Contrasting evolutionary histories of MHC class I and II genes in grouse were also revealed by their contrasting phylogenies. We found that class I alleles clustered strongly by genus, whereas Centrocerucus and Tympanuchus class II alleles did not form monophyletic clades. There are two non-exclusive mechanisms that may account for these differences. First, we found a strong signal of gene conversion between private Centrocercus and Tympanuchus class II alleles and the signature of inter-generic conversion events was less frequent for class I alleles. As increased recombination decreases phylogenetic signal, Centrocercus and Tympanuchus class II alleles generated by ancestral gene conversion were more likely to cluster together rather than by genus. Secondly, this pattern could be enhanced by the higher intensity of balancing selection acting on class II genes. Under strong balancing selection, MHC alleles are preserved and can persist beyond speciation events (Klein et al., 1993). Such trans-species polymorphism seems to be a general feature of MHC evolution and has been demonstrated in many vertebrate systems (Ottová et al., 2005; Cutrera and Lacey, 2007; Kamath and Getz, 2011), although less often in birds (Hess and Edwards, 2002).

It has to be kept in mind that sharing of identical MHC allelic variants between species may also imply recent speciation events or interspecific hybridisation (Nadachowska-Brzyska et al., 2012). Sharing of MHC alleles between species from the same genus has been found in several recently diverged taxonomic groups, such as Xenopus frogs (Bos and Waldman, 2006), Spheniscus penguins (Bollmer et al., 2007; Kikkawa et al., 2009), equids (Kamath and Getz, 2011) and primates (Doxiadis et al., 2006). The divergence between all three Tympanuchus species likely occurred within the last 0.5–2 million years, and in areas of geographic overlap, hybridisation has been observed between T. cupido and two other Tympanuchus grouse (Galla and Johnson, 2015). Centrocercus minimus is a recently described species and probably at an intermediate stage of speciation from C. urophasianus, driven mostly by reproductive isolation (Young et al., 2000; Oyler-McCance et al., 2010). Thus, recent divergence seems to be a reasonable explanation for the trans-species allele sharing within both grouse genera. On the other hand, we also recorded identical class I and class II allelic variants shared between Centrocercus and Tympanuchus. MHC allele sharing across genera has been observed rarely and is usually attributed to trans-species polymorphism resulting from retention of ancestral allelic variants (Go et al., 2002; Meyer-Lucht et al., 2008).
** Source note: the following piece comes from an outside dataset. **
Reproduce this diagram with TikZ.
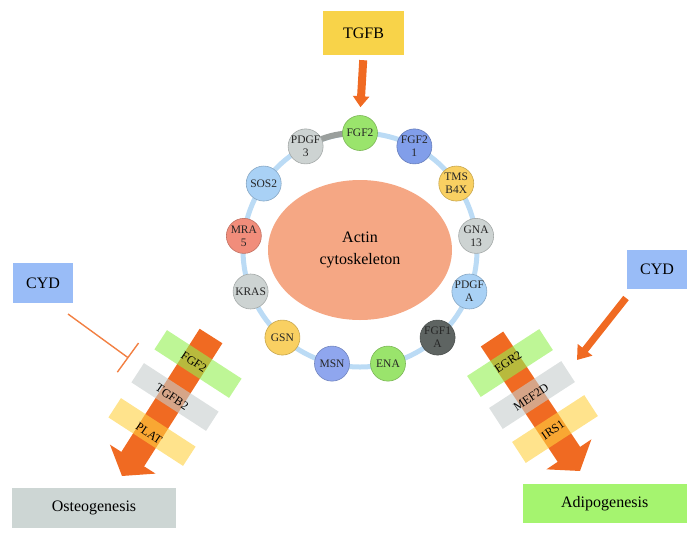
\documentclass[tikz,border=0pt]{standalone}
\usepackage{fontspec}
\setmainfont{Liberation Serif}
\usetikzlibrary{shapes.geometric,arrows.meta}
\definecolor{orangeA}{HTML}{F06A22}
\definecolor{tgfbY}{HTML}{F8D349}
\definecolor{cydB}{HTML}{99BCF7}
\definecolor{osteoC}{HTML}{CDD6D4}
\definecolor{adipoC}{HTML}{A5F46F}
\definecolor{actinC}{HTML}{F5A784}
\definecolor{ringblue}{HTML}{BBDBF5}
\definecolor{ringgray}{HTML}{9A9F9D}
\definecolor{cG}{HTML}{9AE46C}
\definecolor{cP}{HTML}{819EEA}
\definecolor{cM}{HTML}{8FA6EE}
\definecolor{cY}{HTML}{F9D062}
\definecolor{cGr}{HTML}{CDD3D2}
\definecolor{cLB}{HTML}{A9D1F5}
\definecolor{cDk}{HTML}{5E6462}
\definecolor{cR}{HTML}{F18D7B}
\definecolor{bandG}{HTML}{93F050}
\definecolor{bandGr}{HTML}{C6CDCD}
\definecolor{bandY}{HTML}{FFD03F}
\begin{document}
\begin{tikzpicture}[x=1pt,y=-1pt,
  box/.style={rectangle, inner sep=0pt, font=\fontsize{16}{19}\selectfont, text=black},
  ringnode/.style={circle, minimum size=35pt, inner sep=0pt, fill=#1, draw=#1!80!black, line width=0.6pt},
  ringtext/.style={inner sep=0pt, align=center, font=\fontsize{11.5}{13}\selectfont, text=black!85},
  bandfill/.style={fill=#1, fill opacity=0.6},
  arrowlbl/.style={inner sep=0pt, font=\fontsize{12}{14}\selectfont, text=black},
  bigarrow/.style={draw=orangeA, line width=27pt, -{Triangle[width=53pt,length=20pt]}},
  thinarrow/.style={draw=orangeA, line width=8pt, -{Triangle[width=16pt,length=11pt]}},
  inhib/.style={draw=orangeA!85, line width=1.4pt, -{Bar[width=36pt]}}
]
\useasboundingbox (0,0) rectangle (699,539);

% ring positions
\foreach \k in {0,...,12}{
  \coordinate (p\k) at ({360+117*cos(90-\k*360/13)}, {250-117*sin(90-\k*360/13)});
}
\coordinate (rc) at (360,250);
\draw[ringblue, line width=5pt] (rc) circle[radius=117pt];
\draw[ringgray, line width=6pt] (p12) to[bend left=14] (p0);

% actin
\node[ellipse, fill=actinC, minimum width=184pt, minimum height=140pt, inner sep=0pt,
      align=center, font=\fontsize{16}{22}\selectfont] (actin) at (rc) {Actin\\cytoskeleton};

% ring nodes
\foreach \k/\c/\t in {0/cG/FGF2, 1/cP/{FGF2\\1}, 2/cY/{TMS\\B4X}, 3/cGr/{GNA\\13},
  4/cLB/{PDGF\\A}, 5/cDk/{FGF1\\A}, 6/cG/ENA, 7/cM/MSN, 8/cY/GSN, 9/cGr/KRAS,
  10/cR/{MRA\\5}, 11/cLB/SOS2, 12/cGr/{PDGF\\3}}{
  \node[ringnode=\c] (n\k) at (p\k) {};
  \node[ringtext] (t\k) at (p\k) {\t};
}

% TGFB
\node[box, fill=tgfbY, minimum width=81pt, minimum height=44pt] (tgfb) at (363.5,33) {TGFB};
\draw[thinarrow, shorten <=5pt, shorten >=8pt] (tgfb.south) -- (n0.north);

% CYD boxes
\node[box, fill=cydB, minimum width=60pt, minimum height=40pt] (cydl) at (43,283) {CYD};
\node[box, fill=cydB, minimum width=60pt, minimum height=39pt] (cydr) at (657,269.5) {CYD};

% outcome boxes
\node[box, fill=osteoC, minimum width=164pt, minimum height=40pt] (osteo) at (94,508) {Osteogenesis};
\node[box, fill=adipoC, minimum width=164pt, minimum height=39pt] (adipo) at (604.7,503.7) {Adipogenesis};

% left pathway arrow
\coordinate (ls) at (211,336);
\coordinate (lt) at (122,476);
\draw[bigarrow] (ls) -- (lt);
\fill[bandfill=bandG, rotate around={-33:(198,364)}] (153.5,352.5) rectangle (242.5,375.5);
\fill[bandfill=bandGr, rotate around={-33:(175,397)}] (130.5,385.5) rectangle (219.5,408.5);
\fill[bandfill=bandY, rotate around={-33:(152,432)}] (107.5,420.5) rectangle (196.5,443.5);
\node[arrowlbl, rotate=-34] (ll1) at (194,362) {FGF2};
\node[arrowlbl, rotate=-34] (ll2) at (172,397) {TGFB2};
\node[arrowlbl, rotate=-34] (ll3) at (149,433) {PLAT};

% right pathway arrow
\coordinate (rs) at (492,339);
\coordinate (rt) at (580,471);
\draw[bigarrow] (rs) -- (rt);
\fill[bandfill=bandG, rotate around={33:(510,363)}] (467,350.5) rectangle (553,375.5);
\fill[bandfill=bandGr, rotate around={33:(532,395)}] (489,382.5) rectangle (575,407.5);
\fill[bandfill=bandY, rotate around={33:(555,429)}] (512,416.5) rectangle (598,441.5);
\node[arrowlbl, rotate=34] (lr1) at (508,362) {EGR2};
\node[arrowlbl, rotate=34] (lr2) at (531,397) {MEF2D};
\node[arrowlbl, rotate=34] (lr3) at (553,430) {IRS1};

% CYD effects
\coordinate (inhs) at (68,314);
\coordinate (inhe) at (128.5,358);
\draw[inhib] (inhs) -- (inhe);
\coordinate (cyds) at (626,298);
\coordinate (cyde) at (577,360);
\draw[draw=orangeA, line width=7pt, -{Triangle[width=18pt,length=13pt]}] (cyds) -- (cyde);
\end{tikzpicture}
\end{document}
In conclusion, this is one of the first studies clearly demonstrating contrasting roles of selection and gene conversion in the evolution of MHC class I and class II in wild birds. Our results suggest that macroevolutionary mechanisms can act differently on genes involved in the immune response against intracellular and extracellular pathogens, but more data are needed to generalize this conclusion. Thus, we encourage comparative research on evolutionary histories of MHC class I and class II in other vertebrate systems, as well as studies comparing the evolution of MHC and other immune genes involved in pathogen recognition.

Data archiving

DNA sequences for the newly described MHC alleles will be deposited in GenBank (Accession nos: KU342536-KU342564). DNA sequences for the previously identified alleles are available in GenBank for MHC class I (Accession nos.: JX237361, JX237363–JX237364, JX237366, JX237368–JX237369. KF466475–KF466476, KF466478–KF466479 and KR779965-KR779979) and MHC class II (Accession nos.: FJ232512–FJ232514, FJ232516–FJ232518, GQ176848–GQ176851, HM011573–HM011577, HM011580 and KR779980-KR779993). MHC class I and class II genotypes used in the analyses are in Dryad: doi: 10.5061/dryad.35jt8.